ARIA adds roles, states, and properties to HTML so assistive technologies can understand custom interface components.

What is ARIA (Accessible Rich Internet Applications)?

ARIA (Accessible Rich Internet Applications) is an extra semantic layer used when custom interface components need to be understood by assistive technologies. Its role is to complement native HTML accessibility; replacing a real <button> with div role="button" is usually a step backward.

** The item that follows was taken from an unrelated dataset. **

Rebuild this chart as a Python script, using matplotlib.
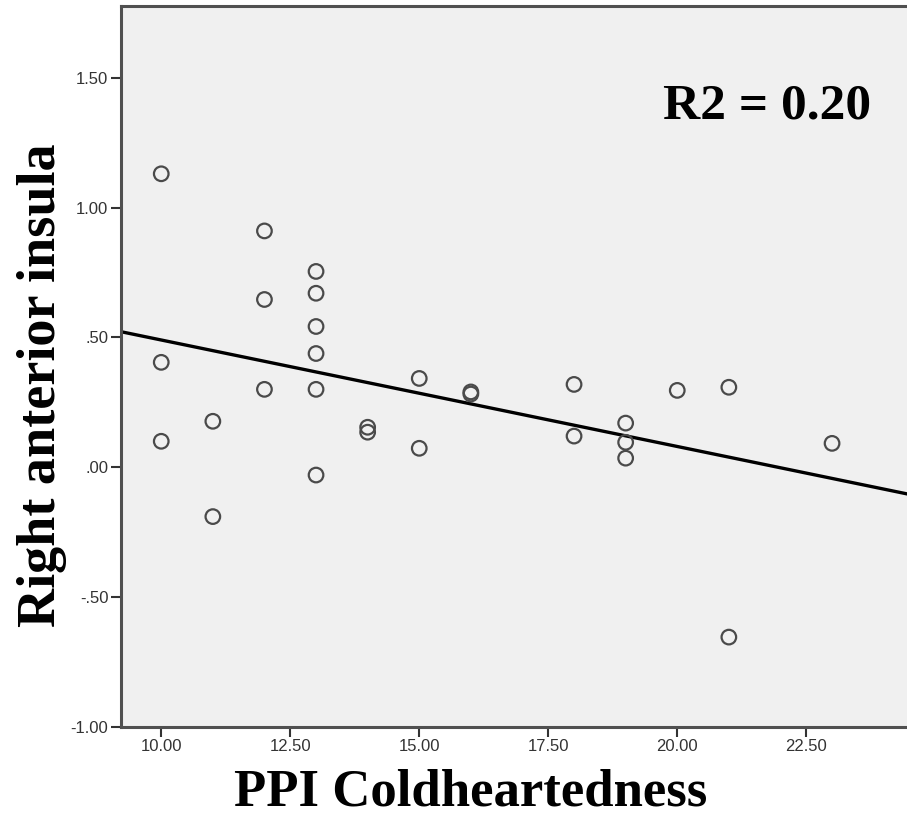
import numpy as np
import matplotlib.pyplot as plt

# PPI Coldheartedness (x) vs right anterior insula (y)
coldheartedness = [10, 10, 10, 11, 11, 12, 12, 12,
                   13, 13, 13, 13, 13, 13, 14, 14,
                   15, 15, 16, 16, 18, 18, 19, 19, 19,
                   20, 21, 21, 23]
insula = [1.13, 0.404, 0.10, 0.177, -0.19, 0.91, 0.646, 0.30,
          0.754, 0.67, 0.542, 0.438, 0.30, -0.03, 0.154, 0.135,
          0.342, 0.073, 0.29, 0.282, 0.319, 0.12, 0.17, 0.096, 0.035,
          0.296, 0.308, -0.654, 0.092]

# fit line as drawn in the figure
FIT_SLOPE = -0.041
FIT_INTERCEPT = 0.90
R2_TEXT = "R2 = 0.20"

x_ticks = [10.0, 12.5, 15.0, 17.5, 20.0, 22.5]
x_ticklabels = ["10.00", "12.50", "15.00", "17.50", "20.00", "22.50"]
y_ticks = [-1.0, -0.5, 0.0, 0.5, 1.0, 1.5]
y_ticklabels = ["-1.00", "-.50", ".00", ".50", "1.00", "1.50"]

XLIM = (9.22, 24.6)
YLIM = (-1.0, 1.775)

SERIF = ["Liberation Serif", "DejaVu Serif"]
SPINE = "#505050"

fig = plt.figure(figsize=(9.07, 8.26), dpi=100)
ax = fig.add_axes([0.1334, 0.1199, 0.875, 0.8725])
ax.set_facecolor("#f0f0f0")

ax.scatter(coldheartedness, insula, s=110, facecolors="none",
           edgecolors="#4a4a4a", linewidths=1.6, zorder=3)

xs = np.array(XLIM)
ax.plot(xs, FIT_INTERCEPT + FIT_SLOPE * xs, color="black", lw=2.4, zorder=2)

ax.set_xlim(*XLIM)
ax.set_ylim(*YLIM)
ax.set_xticks(x_ticks)
ax.set_xticklabels(x_ticklabels)
ax.set_yticks(y_ticks)
ax.set_yticklabels(y_ticklabels)
ax.tick_params(length=7, width=1.5, color="#333333", labelsize=12,
               labelcolor="#333333", pad=2)
for lab in ax.get_xticklabels() + ax.get_yticklabels():
    lab.set_family("Liberation Sans")

for side in ["left", "bottom", "top"]:
    ax.spines[side].set_color(SPINE)
    ax.spines[side].set_linewidth(2.2)
ax.spines["right"].set_visible(False)

ax.set_xlabel("PPI Coldheartedness", family=SERIF, fontweight="bold",
              fontsize=38)
ax.xaxis.set_label_coords(0.44, -0.057)
ax.set_ylabel("Right anterior insula", family=SERIF, fontweight="bold",
              fontsize=39)
ax.yaxis.set_label_coords(-0.068, 0.474)

ax.text(0.814, 0.861, R2_TEXT, transform=ax.transAxes, family=SERIF,
        fontweight="bold", fontsize=37, ha="center", va="center")

fig.savefig("out.png", dpi=100)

ARIA communicates three main kinds of information. role describes what an element does, states such as aria-expanded or aria-checked expose its current condition, and properties such as aria-label or aria-describedby add names or descriptions when visible text is not enough. Common examples include aria-live regions for status messages, linked descriptions for form errors, and focus-aware modal dialogs.

When Is It Used?

ARIA is most useful for tabs, custom menus, comboboxes, drag-and-drop areas, notifications, and modals where plain HTML cannot fully describe the interaction. The first choice should still be semantic HTML, keyboard-operable controls, and visible focus states.

In business software, ARIA helps dashboards, booking flows, shopping carts, and complex forms remain usable with screen readers. Incorrect ARIA can make an otherwise solid interface harder to use, so web accessibility testing should include keyboard paths and real assistive technology checks. ARIA belongs in UI component behavior, not as a cosmetic layer added after launch.